Chaque soir, les adversaires prennent 4% de rebonds offensifs en moins que l’an dernier dans la raquette des Cavs. Des joueurs grands qui imposent un combat physique permanent et qui respectent une stratégie défensive d’entonnoir vers deux épouvantails.
Un jeu offensif mené par deux génies
Okoro, Markkanen, Allen, Mobley, Love ou encore Wade, autant de joueurs avec des qualités exploitées au mieux par le coach des Cavaliers, mais qui restent incapables de créer, par eux-mêmes, des positions de shoots. Cleveland était 28e attaque de NBA l’an dernier, ils sont aujourd’hui 18e. Loin des top attaques de la ligue, les Cavaliers s’appuient, notamment depuis la blessure de Sexton, sur un duo de meneurs de génies en Garland et Rubio.
Il faut bien comprendre que cette stratégie « Tall Ball » est aujourd’hui un succès en raison du talent à la création de leurs meneurs de jeu. Darius Garland permet à tout ce grand groupe, pas forcément très adroit du côté offensif d’exploiter au mieux son potentiel. De par la progression de sa plaque tournante, candidat MIP sérieux, dépendra la réussite future de ce modèle.
Cleveland met aujourd’hui la lumière sur un modèle qui est en train de faire ses preuves, un Tall Ball qui parvient à fonctionner grâce à deux raisons essentielles : un génie à la création et un duo d’intérieur assez puissant et polyvalent défensivement pour rattraper toute erreur.
Malgré tout, la NBA est à un tournant de la compréhension du jeu, coincée entre deux schémas tactiques.
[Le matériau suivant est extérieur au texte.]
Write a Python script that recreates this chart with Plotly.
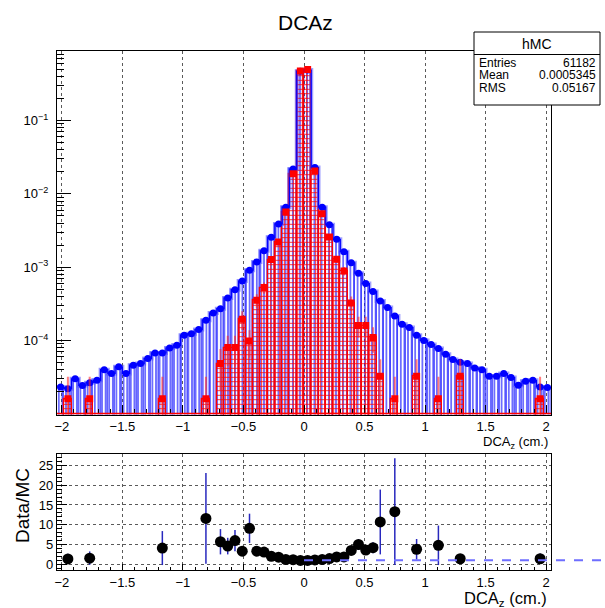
import plotly.graph_objects as go

W, H = 605, 608
FONT = "Liberation Sans, Arial, sans-serif"

# ---------------- data ----------------
bin_width = 0.06
bin_centers = [-2.01, -1.95, -1.89, -1.83, -1.77, -1.71, -1.65, -1.59, -1.53, -1.47,
               -1.41, -1.35, -1.29, -1.23, -1.17, -1.11, -1.05, -0.99, -0.93, -0.87,
               -0.81, -0.75, -0.69, -0.63, -0.57, -0.51, -0.45, -0.39, -0.33, -0.27,
               -0.21, -0.15, -0.09, -0.03, 0.03, 0.09, 0.15, 0.21, 0.27, 0.33,
               0.39, 0.45, 0.51, 0.57, 0.63, 0.69, 0.75, 0.81, 0.87, 0.93,
               0.99, 1.05, 1.11, 1.17, 1.23, 1.29, 1.35, 1.41, 1.47, 1.53,
               1.59, 1.65, 1.71, 1.77, 1.83, 1.89, 1.95, 2.01]

# blue histogram (hMC)
mc_values = [2.32e-5, 2.2e-5, 3.0e-5, 2.43e-5, 2.66e-5, 2.86e-5, 4.0e-5, 3.55e-5, 4.37e-5, 3.55e-5,
             4.6e-5, 4.84e-5, 5.67e-5, 6.76e-5, 6.76e-5, 7.9e-5, 8.6e-5, 1.18e-4, 1.24e-4, 1.41e-4,
             1.89e-4, 2.37e-4, 2.72e-4, 3.8e-4, 4.94e-4, 6.48e-4, 9.08e-4, 1.18e-3, 1.67e-3, 2.56e-3,
             3.9e-3, 6.6e-3, 0.0218, 0.47, 0.49, 0.0229, 6.6e-3, 3.8e-3, 2.4e-3, 1.63e-3,
             1.15e-3, 8.3e-4, 5.97e-4, 4.65e-4, 3.46e-4, 2.81e-4, 2.16e-4, 1.66e-4, 1.5e-4, 1.18e-4,
             1.0e-4, 8.8e-5, 7.76e-5, 6.5e-5, 5.5e-5, 5.05e-5, 4.84e-5, 4.22e-5, 4.0e-5, 3.25e-5,
             3.25e-5, 3.53e-5, 3.12e-5, 2.45e-5, 2.77e-5, 2.86e-5, 2.32e-5, 2.28e-5]

# red histogram
data_values = [0, 1.6e-5, 0, 0, 1.6e-5, 0, 0, 0, 0, 0,
               0, 0, 0, 0, 1.6e-5, 0, 0, 0, 0, 0,
               1.6e-5, 0, 4.84e-5, 8.0e-5, 8.0e-5, 1.95e-4, 9.8e-5, 3.53e-4, 5.27e-4, 1.27e-3,
               2.21e-3, 5.67e-3, 0.0189, 0.475, 0.497, 0.0206, 5.38e-3, 2.58e-3, 1.28e-3, 8.9e-4,
               3.25e-4, 1.6e-4, 1.6e-4, 1.1e-4, 3.25e-5, 0, 1.6e-5, 0, 0, 3.25e-5,
               0, 0, 1.6e-5, 0, 0, 3.25e-5, 0, 0, 0, 0,
               0, 0, 0, 0, 0, 0, 1.6e-5, 0]
data_errors = [0, 1.6e-5, 0, 0, 1.6e-5, 0, 0, 0, 0, 0,
               0, 0, 0, 0, 1.6e-5, 0, 0, 0, 0, 0,
               1.6e-5, 0, 2.8e-5, 3.6e-5, 3.6e-5, 5.6e-5, 4.0e-5, 7.5e-5, 9.2e-5, 1.4e-4,
               1.9e-4, 3.0e-4, 5.5e-4, 2.7e-3, 2.8e-3, 5.7e-4, 2.9e-4, 2.0e-4, 1.4e-4, 1.2e-4,
               7.2e-5, 5.1e-5, 5.1e-5, 4.2e-5, 2.3e-5, 0, 1.6e-5, 0, 0, 2.3e-5,
               0, 0, 1.6e-5, 0, 0, 2.3e-5, 0, 0, 0, 0,
               0, 0, 0, 0, 0, 0, 1.6e-5, 0]

# ratio panel
ratio_x = [-1.95, -1.77, -1.17, -0.81, -0.69, -0.63, -0.57, -0.51, -0.45, -0.39,
           -0.33, -0.27, -0.21, -0.15, -0.09, -0.03, 0.03, 0.09, 0.15, 0.21,
           0.27, 0.33, 0.39, 0.45, 0.51, 0.57, 0.63, 0.75, 0.93, 1.11,
           1.29, 1.95]
ratio_values = [1.34, 1.55, 4.1, 11.6, 5.7, 4.6, 6.0, 3.3, 9.1, 3.3,
                3.1, 2.0, 1.8, 1.2, 1.15, 0.98, 0.97, 1.1, 1.2, 1.45,
                1.85, 1.85, 3.5, 5.0, 3.6, 4.2, 10.7, 13.3, 3.8, 4.8,
                1.4, 1.4]
ratio_errors = [1.3, 1.7, 4.3, 11.5, 3.2, 2.1, 2.7, 0.9, 3.7, 0.7,
                0.55, 0.25, 0.15, 0.08, 0.04, 0.01, 0.01, 0.04, 0.08, 0.12,
                0.22, 0.3, 0.6, 1.4, 1.0, 1.4, 8.2, 13.5, 2.6, 5.0,
                0.9, 1.3]

x_tickvals = [-2, -1.5, -1, -0.5, 0, 0.5, 1, 1.5, 2]
x_ticktext = ["\u22122", "\u22121.5", "\u22121", "\u22120.5", "0", "0.5", "1", "1.5", "2"]
top_y_tickvals = [1e-4, 1e-3, 1e-2, 1e-1]
top_y_ticktext = ["10<sup>\u22124</sup>", "10<sup>\u22123</sup>", "10<sup>\u22122</sup>", "10<sup>\u22121</sup>"]
ratio_y_tickvals = [0, 5, 10, 15, 20, 25]

stats_title = "hMC"
stats_rows = [("Entries", "61182"), ("Mean", "0.0005345"), ("RMS", "0.05167")]
ratio_reference = 1.0

# ---------------- geometry (pixels) ----------------
X_L, X_R = 57, 551
TOP_T, TOP_B = 51, 414.5
BOT_T, BOT_B = 454, 570
X_RANGE = [-2.04, 2.04]
TOP_RANGE = [-5.01, -0.05]
BOT_RANGE = [-1.45, 27.9]


def px(x):
    return x / W


def py(y):
    return 1 - y / H


fig = go.Figure()

# blue histogram with vertical hatch
fig.add_trace(go.Bar(
    x=bin_centers, y=mc_values, width=bin_width, xaxis="x", yaxis="y",
    marker=dict(color="rgb(10,10,255)",
                line=dict(color="rgba(60,60,255,0.55)", width=1.5),
                pattern=dict(shape="|", size=3.6, solidity=0.3, fgcolor="rgb(10,10,255)",
                             bgcolor="rgba(0,0,0,0)", fillmode="replace")),
    hoverinfo="skip"))

# blue step outline
edges = [c - bin_width / 2 for c in bin_centers] + [bin_centers[-1] + bin_width / 2]
step_y = mc_values + [mc_values[-1]]
fig.add_trace(go.Scatter(x=edges, y=step_y, mode="lines", line_shape="hv",
                         line=dict(color="rgba(70,70,255,0.5)", width=4),
                         xaxis="x", yaxis="y", hoverinfo="skip"))
fig.add_trace(go.Scatter(x=edges, y=step_y, mode="lines", line_shape="hv",
                         line=dict(color="rgb(0,0,255)", width=1.2),
                         xaxis="x", yaxis="y", hoverinfo="skip"))

# red histogram with grid hatch
red_plot = [v if v > 0 else None for v in data_values]
fig.add_trace(go.Bar(
    x=bin_centers, y=red_plot, width=bin_width, xaxis="x", yaxis="y",
    marker=dict(color="rgb(255,0,0)",
                line=dict(color="rgb(255,0,0)", width=1.3),
                pattern=dict(shape="+", size=4.5, solidity=0.32, fgcolor="rgb(255,0,0)",
                             bgcolor="rgba(0,0,0,0)", fillmode="replace")),
    hoverinfo="skip"))

# blue markers
fig.add_trace(go.Scatter(x=bin_centers, y=mc_values, mode="markers",
                         marker=dict(symbol="circle", size=7, color="rgb(0,0,255)"),
                         xaxis="x", yaxis="y", hoverinfo="skip"))

# red markers with errors
rx = [c for c, v in zip(bin_centers, data_values) if v > 0]
ry = [v for v in data_values if v > 0]
re = [e for e, v in zip(data_errors, data_values) if v > 0]
fig.add_trace(go.Scatter(x=rx, y=ry, mode="markers",
                         marker=dict(symbol="square", size=7, color="rgb(255,0,0)"),
                         error_y=dict(type="data", array=re, visible=True, width=0,
                                      thickness=2, color="rgba(255,40,40,0.6)"),
                         xaxis="x", yaxis="y", hoverinfo="skip"))

# ratio panel
fig.add_trace(go.Scatter(x=ratio_x, y=ratio_values, mode="markers",
                         marker=dict(symbol="circle", size=11, color="black"),
                         error_y=dict(type="data", array=ratio_errors, visible=True, width=0,
                                      thickness=1.5, color="rgb(40,40,190)"),
                         xaxis="x2", yaxis="y2", hoverinfo="skip"))

axis_common = dict(showline=True, linecolor="black", linewidth=1.2, mirror=True,
                   ticks="inside", tickcolor="black", zeroline=False,
                   tickfont=dict(family=FONT, size=13, color="black"))

fig.update_layout(
    template="none",
    width=W, height=H, margin=dict(l=0, r=0, t=0, b=0, pad=0),
    paper_bgcolor="white", plot_bgcolor="white", showlegend=False,
    barmode="overlay", bargap=0,
    font=dict(family=FONT, color="black"),
    xaxis=dict(domain=[px(X_L), px(X_R)], range=X_RANGE, anchor="y",
               tickvals=x_tickvals, ticktext=x_ticktext, ticklen=9,
               minor=dict(ticks="inside", ticklen=5, dtick=0.1, tick0=0, tickcolor="black", showgrid=False),
               showgrid=True, gridcolor="rgb(90,90,90)", griddash="dot", gridwidth=1,
               automargin=False, **axis_common),
    yaxis=dict(domain=[py(TOP_B), py(TOP_T)], type="log", range=TOP_RANGE, anchor="x",
               tickvals=top_y_tickvals, ticktext=top_y_ticktext, ticklen=14,
               minor=dict(ticks="inside", ticklen=7, dtick="D1", tickcolor="black", showgrid=False),
               showgrid=False, automargin=False, ticklabelstandoff=5, **axis_common),
    xaxis2=dict(domain=[px(X_L), px(X_R)], range=X_RANGE, anchor="y2",
                tickvals=x_tickvals, ticktext=x_ticktext, ticklen=6,
                minor=dict(ticks="inside", ticklen=3, dtick=0.1, tick0=0, tickcolor="black", showgrid=False),
                showgrid=True, gridcolor="rgb(90,90,90)", griddash="dot", gridwidth=1,
                automargin=False, **axis_common),
    yaxis2=dict(domain=[py(BOT_B), py(BOT_T)], range=BOT_RANGE, anchor="x2",
                tickvals=ratio_y_tickvals, ticklen=10,
                minor=dict(ticks="inside", ticklen=5, dtick=1, tick0=0, tickcolor="black", showgrid=False),
                showgrid=True, gridcolor="rgb(90,90,90)", griddash="dot", gridwidth=1,
                automargin=False, **axis_common),
)

annotations = [
    dict(text="DCAz", x=px(305), y=py(22), xref="paper", yref="paper", showarrow=False,
         xanchor="center", yanchor="middle", font=dict(family=FONT, size=21, color="black")),
    dict(text="DCA<sub>z</sub> (cm.)", x=px(549), y=py(442), xref="paper", yref="paper",
         showarrow=False, xanchor="right", yanchor="middle", borderpad=0,
         font=dict(family=FONT, size=13, color="black")),
    dict(text="DCA<sub>z</sub> (cm.)", x=px(549), y=py(599), xref="paper", yref="paper",
         showarrow=False, xanchor="right", yanchor="middle",
         font=dict(family=FONT, size=16.5, color="black")),
    dict(text="Data/MC", x=px(22), y=py(506), xref="paper", yref="paper", showarrow=False,
         textangle=-90, xanchor="center", yanchor="middle",
         font=dict(family=FONT, size=19, color="black")),
]

# stats box
SB_L, SB_R, SB_T, SB_M, SB_B = 474, 600, 32, 54.5, 105
shapes = [
    dict(type="rect", xref="paper", yref="paper", x0=px(SB_L), x1=px(SB_R), y0=py(SB_B), y1=py(SB_T),
         line=dict(color="black", width=1), fillcolor="white", layer="above"),
    dict(type="line", xref="paper", yref="paper", x0=px(SB_L), x1=px(SB_R), y0=py(SB_M), y1=py(SB_M),
         line=dict(color="black", width=1), layer="above"),
    # red baseline for empty bins
    dict(type="line", xref="paper", yref="paper", x0=px(X_L), x1=px(X_R), y0=py(TOP_B - 1), y1=py(TOP_B - 1),
         line=dict(color="red", width=1.5), layer="above"),
]
annotations.append(dict(text=stats_title, x=px((SB_L + SB_R) / 2), y=py(43.5), xref="paper", yref="paper",
                        showarrow=False, xanchor="center", yanchor="middle",
                        font=dict(family=FONT, size=14, color="black")))
row_y = [63, 75.5, 88]
for (lab, val), yy in zip(stats_rows, row_y):
    annotations.append(dict(text=lab, x=px(SB_L + 4), y=py(yy), xref="paper", yref="paper",
                            showarrow=False, xanchor="left", yanchor="middle", borderpad=0,
                            font=dict(family=FONT, size=12, color="black")))
    annotations.append(dict(text=val, x=px(SB_R - 3), y=py(yy), xref="paper", yref="paper",
                            showarrow=False, xanchor="right", yanchor="middle", borderpad=0,
                            font=dict(family=FONT, size=12, color="black")))

# reference line at ratio = 1 (extends beyond frame like ROOT TLine)
ref_frac = (ratio_reference - BOT_RANGE[0]) / (BOT_RANGE[1] - BOT_RANGE[0])
ref_y = py(BOT_B) + ref_frac * (py(BOT_T) - py(BOT_B))
x0_frac = (0 - X_RANGE[0]) / (X_RANGE[1] - X_RANGE[0])
ref_x0 = px(X_L) + x0_frac * (px(X_R) - px(X_L))
shapes.append(dict(type="line", xref="paper", yref="paper", x0=ref_x0, x1=1.0, y0=ref_y, y1=ref_y,
                   line=dict(color="rgb(110,110,255)", width=2, dash="dash"), layer="above"))

fig.update_layout(annotations=annotations, shapes=shapes)
fig.write_html("out.html", config={"displayModeBar": False},
               post_script="document.body.style.margin='0px';document.body.style.padding='0px';")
Comme en 2015 avec le succès des Warriors, la réussite des prochaines équipes viendra surement influencer le prochain modèle.
Finalement, c’est peut-être les stars de demain qui détermineront les stratégies à suivre.
La NBA s’est adaptée pour résister au Shaq durant les années 2000et s’est ensuite tournée vers la vitesse et le tir à trois points avec l’émergence des Curry, Lillard ou Irving.
Avec le retour au premier plan de pivots comme Embiid, Jokic ou Adebayo, l’explosion de pépites comme Mobley ou encore la future arrivée de superstars lors des prochaines drafts comme Chet Holmgren, Jabari Smith, Paolo Banchero ou bien sur Victor Wembanyama, le « Tall Ball » est bien remis sur pied.